Before a Japanese take over Okinawa was known as Ryukyu. It is  located several hundred miles east of southern China; several hundred miles south of the main islands of Japan; and several hundred miles north of the island of Taiwan. Being very much between these few places each have tried to get it under their control at some point in time. Though Ryukyu was its own kingdom, mostly in name, it experienced much influence from China and was made to pay tribute to the Chinese Emperor. While on vacation there, I could clearly see influences of Chinese architecture, which I found different and refreshing. Finally in 1879 Okinawa was annexed to Japan and became a prefecture under its rule. This didn't go so well for the native Ryukyuan people as their culture and language slowly faded, 

When I told my Japanese friend, Megumi that I wanted to do something special for my birthday, she suggested we go to Okinawa together.
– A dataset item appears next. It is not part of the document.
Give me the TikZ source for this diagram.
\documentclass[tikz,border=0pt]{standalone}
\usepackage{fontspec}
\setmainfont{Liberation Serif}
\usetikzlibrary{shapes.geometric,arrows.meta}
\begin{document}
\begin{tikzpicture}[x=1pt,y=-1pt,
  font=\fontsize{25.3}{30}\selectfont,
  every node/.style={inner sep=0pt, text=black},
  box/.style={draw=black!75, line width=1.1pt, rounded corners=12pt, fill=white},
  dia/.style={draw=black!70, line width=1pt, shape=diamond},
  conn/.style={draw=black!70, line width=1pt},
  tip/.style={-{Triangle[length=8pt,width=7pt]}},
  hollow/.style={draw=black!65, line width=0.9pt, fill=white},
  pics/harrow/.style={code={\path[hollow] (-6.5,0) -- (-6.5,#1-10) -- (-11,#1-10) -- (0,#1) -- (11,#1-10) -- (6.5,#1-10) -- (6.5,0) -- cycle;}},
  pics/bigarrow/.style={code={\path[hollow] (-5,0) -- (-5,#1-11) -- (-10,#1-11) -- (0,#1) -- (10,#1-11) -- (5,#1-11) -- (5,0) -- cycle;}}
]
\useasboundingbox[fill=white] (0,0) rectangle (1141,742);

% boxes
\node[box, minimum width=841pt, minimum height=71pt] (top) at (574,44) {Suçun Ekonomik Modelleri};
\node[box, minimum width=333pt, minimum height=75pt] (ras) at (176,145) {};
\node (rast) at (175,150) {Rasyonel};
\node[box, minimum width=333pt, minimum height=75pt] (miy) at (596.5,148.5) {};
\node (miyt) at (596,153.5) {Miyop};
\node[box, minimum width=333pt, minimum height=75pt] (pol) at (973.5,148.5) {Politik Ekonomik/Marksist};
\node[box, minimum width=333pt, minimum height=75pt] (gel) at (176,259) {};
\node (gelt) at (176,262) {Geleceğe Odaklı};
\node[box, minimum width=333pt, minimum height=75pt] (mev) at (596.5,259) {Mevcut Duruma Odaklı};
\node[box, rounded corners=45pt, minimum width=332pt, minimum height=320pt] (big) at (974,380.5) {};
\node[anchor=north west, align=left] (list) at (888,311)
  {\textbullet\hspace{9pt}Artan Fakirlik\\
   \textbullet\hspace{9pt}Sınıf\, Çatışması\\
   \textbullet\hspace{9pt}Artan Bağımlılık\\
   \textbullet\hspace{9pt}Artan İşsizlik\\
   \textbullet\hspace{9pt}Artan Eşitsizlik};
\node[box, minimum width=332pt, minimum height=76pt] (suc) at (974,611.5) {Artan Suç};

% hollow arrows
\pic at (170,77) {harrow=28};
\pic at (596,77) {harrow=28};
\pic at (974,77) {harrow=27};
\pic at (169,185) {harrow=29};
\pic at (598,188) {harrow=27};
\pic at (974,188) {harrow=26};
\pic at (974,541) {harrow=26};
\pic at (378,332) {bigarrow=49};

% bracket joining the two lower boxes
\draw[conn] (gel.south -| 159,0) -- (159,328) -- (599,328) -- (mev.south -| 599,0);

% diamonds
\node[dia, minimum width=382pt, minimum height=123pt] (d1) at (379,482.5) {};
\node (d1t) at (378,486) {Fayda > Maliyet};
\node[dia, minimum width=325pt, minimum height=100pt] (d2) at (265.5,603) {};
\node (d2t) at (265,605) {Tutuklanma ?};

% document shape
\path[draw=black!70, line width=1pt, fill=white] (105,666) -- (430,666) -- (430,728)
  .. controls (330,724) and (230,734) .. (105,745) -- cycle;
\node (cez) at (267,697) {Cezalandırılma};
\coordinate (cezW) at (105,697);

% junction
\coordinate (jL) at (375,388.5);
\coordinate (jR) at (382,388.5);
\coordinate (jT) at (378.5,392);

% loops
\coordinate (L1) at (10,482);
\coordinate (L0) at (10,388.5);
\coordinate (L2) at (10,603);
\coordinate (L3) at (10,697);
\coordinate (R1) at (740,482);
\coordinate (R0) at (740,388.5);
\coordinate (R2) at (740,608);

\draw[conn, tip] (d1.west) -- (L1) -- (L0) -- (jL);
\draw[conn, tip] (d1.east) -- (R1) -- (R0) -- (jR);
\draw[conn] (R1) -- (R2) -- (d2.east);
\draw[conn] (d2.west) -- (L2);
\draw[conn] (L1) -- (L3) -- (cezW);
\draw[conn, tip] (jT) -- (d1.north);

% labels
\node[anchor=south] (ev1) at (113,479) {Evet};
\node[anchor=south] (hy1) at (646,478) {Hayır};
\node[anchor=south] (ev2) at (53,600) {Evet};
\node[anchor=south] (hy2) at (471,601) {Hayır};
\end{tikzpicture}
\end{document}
She told me of a Japanese budget airline that could get us there for about $150 round trip. I had no idea it could be so affordable, so at this I jumped at the opportunity.
During our 2-day stay we lodged at a very nice, yet affordable hotel called Laguna Garden. The room and amenities were nice and it was just a short walk from a fairly private beach. Our hotel provided a dress up experience where we got to wear native Ryukyun formal wear and pose for this photo.

We visited the beach a couple of times, taking in the mild sun with the cool breeze.

I enjoyed seeing and meeting native Ryukyun people. They looked a bit different than mainland Japanese, with a bit darker skin which could clearly tan easier and they seemed to have a more laid back demeanor. The Ryukyun people are know to be some of the world's longest living people.

In addition to seeing the native people, I got to see typical Japanese families on relaxing vacations. It was a different way to see the people that I've lived among for almost a year. Typically Japanese are a hurried people, strictly on time. But in this environment time seemed to be less of an issue. Always polished and semi conservative in dress, I got to see people in tank tops and loud Hawaiian shirts.